Conclusion: We are going to return GeoJSON for now. Can revisit later if this turns out to be a hassle. This also implies that for many of the result visualizations such as the carbon footprint, we can also send a visualization instead of the raw data. In particular, the matplotlib -> d3 library mpld3 (http://mpld3.github.io/index.html) has come a long way in the time since I last looked at it. It now supports outputting json that corresponds to a matplotlib figure and then displaying it using the mpld3.js library. So we can use all the cool stuff that generates matplotlib figures, including from pandas dataframes, generate json, and send the json over to the client as the "document". Again, this allows us to do quickly iterate on common visualizations from the server side. A similar effort is vega (https://github.com/vega/vega), which also allows some interactivity in the grammar (unsure how important this is).

Common results

Things that can be used for both user results and background configuration, e.g. common trips.

Combined

{
    'user':
    {
        'data':
        {
            'carbon_footprint':
            {
                'mine': mFootprint,
                'mean': meanFootprint,
                'all_drive': driveFootprint,
                'optimal': optimalFootprint,
            }
            'distances':
            {
                'mode1': mode1Distance,
                 ....
            }
        ...
        }
        'game':
        {
            'my_score': 3435,
            'other_scores':
            {
                'person1': 2313,
                'person2': 4123,
                'person3': 2111
            }
        }
        ...
    },
    'background_config':
    {
        'pull_sensors': {
            ['accelerometer', 'gyroscope', ...]
        },
        'location':
        {
             'accuracy': POWER_BALANCED_ACCURACY,
             'filter': DISTANCE_FILTER,
             'geofence_radius': 100,
             ...
        },
        ...
    },
    'common':
    {
        'tour_models': {
            ...
        }
    }
}

Builtin implementation

In the builtin implementation, the cache sync happens through two REST API calls.

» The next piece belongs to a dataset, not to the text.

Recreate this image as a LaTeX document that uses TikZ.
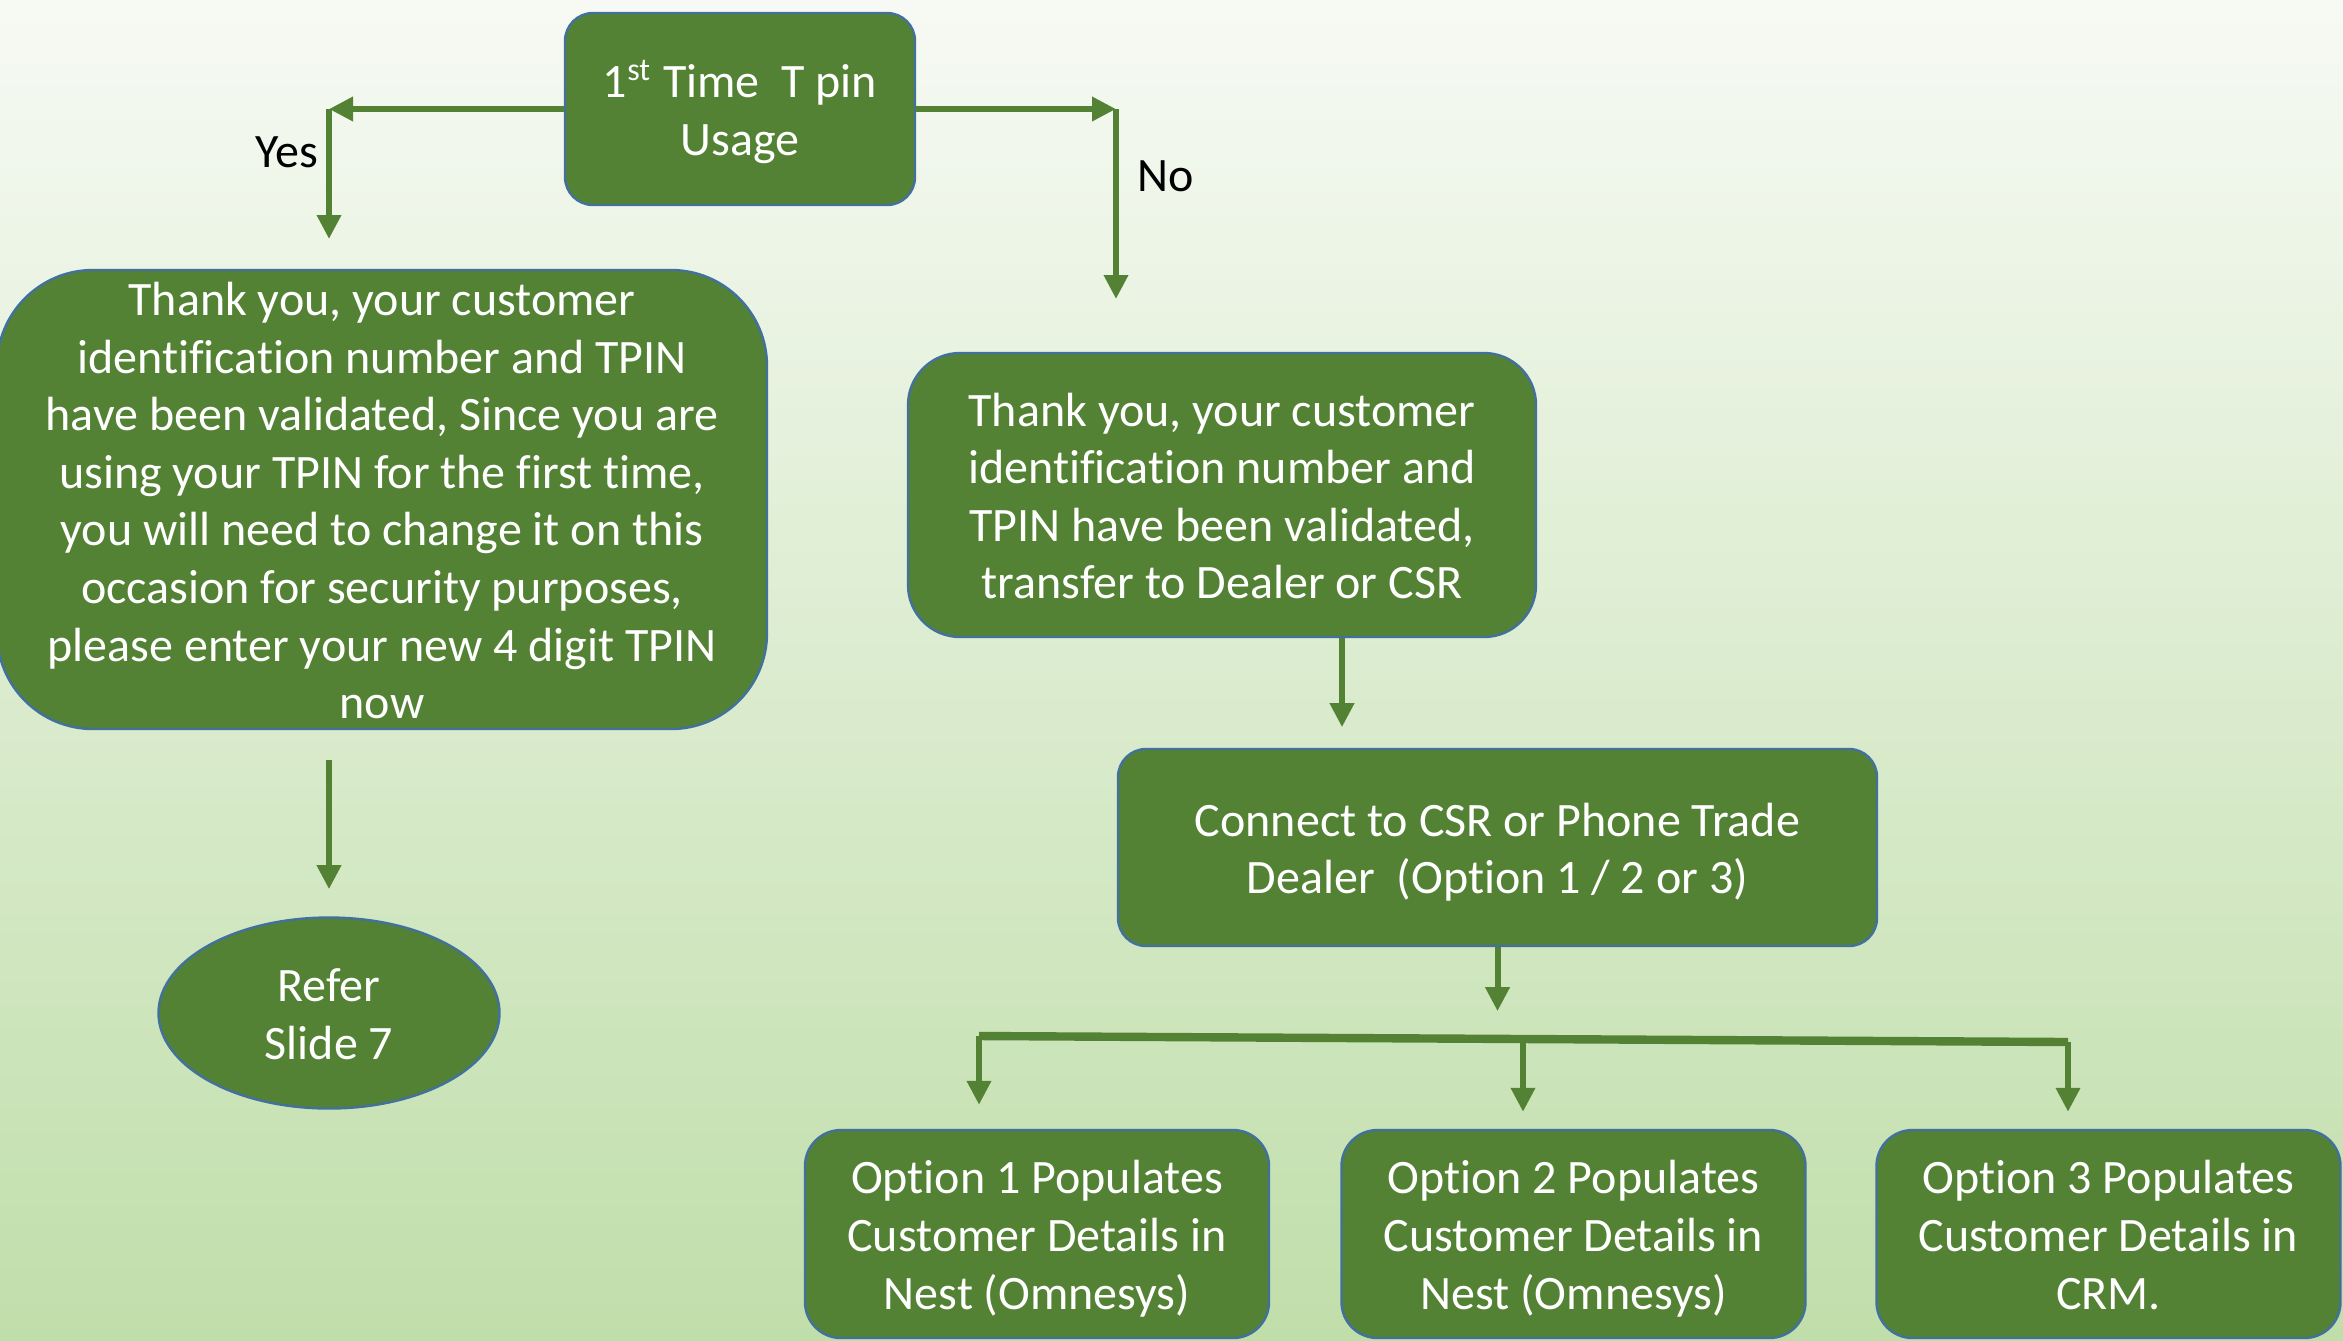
\documentclass[tikz,border=0pt]{standalone}
\usepackage{fontspec}
\setmainfont{Carlito}[Ligatures=CommonOff]
\usetikzlibrary{arrows.meta,shapes.geometric}
\definecolor{boxgreen}{RGB}{84,130,53}
\definecolor{edgeblue}{RGB}{65,113,156}
\definecolor{bgtop}{RGB}{247,250,244}
\definecolor{bgbot}{RGB}{192,222,170}
% a slightly taller strut for the first line, so text sits a touch low as in slide layouts
\newcommand\firstlinestrut{\rule{0pt}{13.1pt}}
\begin{document}
\begin{tikzpicture}[x=0.25pt,y=-0.25pt,
  txt/.style={font=\fontsize{12}{14.4}\selectfont},
  box/.style={txt,draw=edgeblue,line width=0.6pt,fill=boxgreen,text=white,
    align=center,inner sep=0pt,rectangle},
  arr/.style={draw=boxgreen,line width=1.5pt,-{Triangle[length=6pt,width=5.8pt]}},
  bar/.style={draw=boxgreen,line width=2.1pt},
  lbl/.style={txt,text=black}]

% background
\shade[top color=bgtop,bottom color=bgbot] (0,0) rectangle (2343,1340);
\useasboundingbox (0,0) rectangle (2343,1340);

% boxes
\node[box,rounded corners=7pt,minimum width=87.5pt,minimum height=48pt] (top) at (740,109)
  {\firstlinestrut 1\textsuperscript{st} Time\ \ T pin\\Usage\strut};
\node[box,rounded corners=24pt,minimum width=192.5pt,minimum height=114.75pt,inner ysep=-1.75pt] (left) at (382,499.5)
  {\firstlinestrut Thank you, your customer\\identification number and TPIN\\have been validated, Since you are\\using your TPIN for the first time,\\you will need to change it on this\\occasion for security purposes,\\please enter your new 4 digit TPIN\\now\strut};
\node[box,ellipse,minimum width=85.25pt,minimum height=47.75pt] (ell) at (329,1013)
  {\firstlinestrut Refer\\Slide 7\strut};
\node[box,rounded corners=13pt,minimum width=157pt,minimum height=71pt] (right) at (1222,495)
  {\firstlinestrut Thank you, your customer\\identification number and\\TPIN have been validated,\\transfer to Dealer or CSR\strut};
\node[box,rounded corners=7pt,minimum width=189.75pt,minimum height=49.25pt] (conn) at (1497.5,847.5)
  {\firstlinestrut Connect to CSR or Phone Trade\\Dealer\ \ (Option 1 / 2 or 3)\strut};
\node[box,rounded corners=9pt,minimum width=116pt,minimum height=52pt] (opt1) at (1037,1234)
  {\firstlinestrut Option 1 Populates\\Customer Details in\\Nest (Omnesys)\strut};
\node[box,rounded corners=9pt,minimum width=116pt,minimum height=52pt] (opt2) at (1573.5,1234)
  {\firstlinestrut Option 2 Populates\\Customer Details in\\Nest (Omnesys)\strut};
\node[box,rounded corners=9pt,minimum width=116pt,minimum height=52pt] (opt3) at (2108.5,1234)
  {\firstlinestrut Option 3 Populates\\Customer Details in\\CRM.\strut};

% labels
\node[lbl] (yes) at (287,152) {Yes};
\node[lbl] (no) at (1166,176) {No};

% branch points
\coordinate (yc) at (329,109);
\coordinate (yend) at (329,239);
\coordinate (nc) at (1116,109);
\coordinate (nend) at (1116,299);
\coordinate (b1) at (979,1036);
\coordinate (b2) at (1523,1039);
\coordinate (b3) at (2068,1042);

% connectors
\draw[arr] (top.west) -- (yc);
\draw[arr] (yc) -- (yend);
\draw[arr] (top.east) -- (nc);
\draw[arr] (nc) -- (nend);
\draw[arr] (left.south -| ell.north) ++(0,30) -- ++(0,129);
\draw[arr] ([xshift=30pt]right.south) -- ++(0,89);
\draw[arr] (conn.south) -- ++(0,64);
\draw[bar] (b1) -- (b3);
\draw[arr,shorten >=6pt] (b1) -- (opt1.north -| b1);
\draw[arr,shorten >=4.25pt] (b2) -- (opt2.north -| b2);
\draw[arr,shorten >=4.25pt] (b3) -- (opt3.north -| b3);
\end{tikzpicture}
\end{document}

  • The /usercache/put sends the data from the phone to the server in a field called phone_to_server, i.e.
{
phone_to_server: {
    'user': {...},
    'background': {...}
}
}
  • The /usercache/get call pulls the data from the server to the phone. This doesn't have a root node (Question: Should it?), e.g.
{
    'background_config': {...},
    'user': {...}
}

Implementation plan

Since this is the background data collection repo, we will implement the background parts of both the server -> phone and phone -> server components as part of enhancing the background data collection.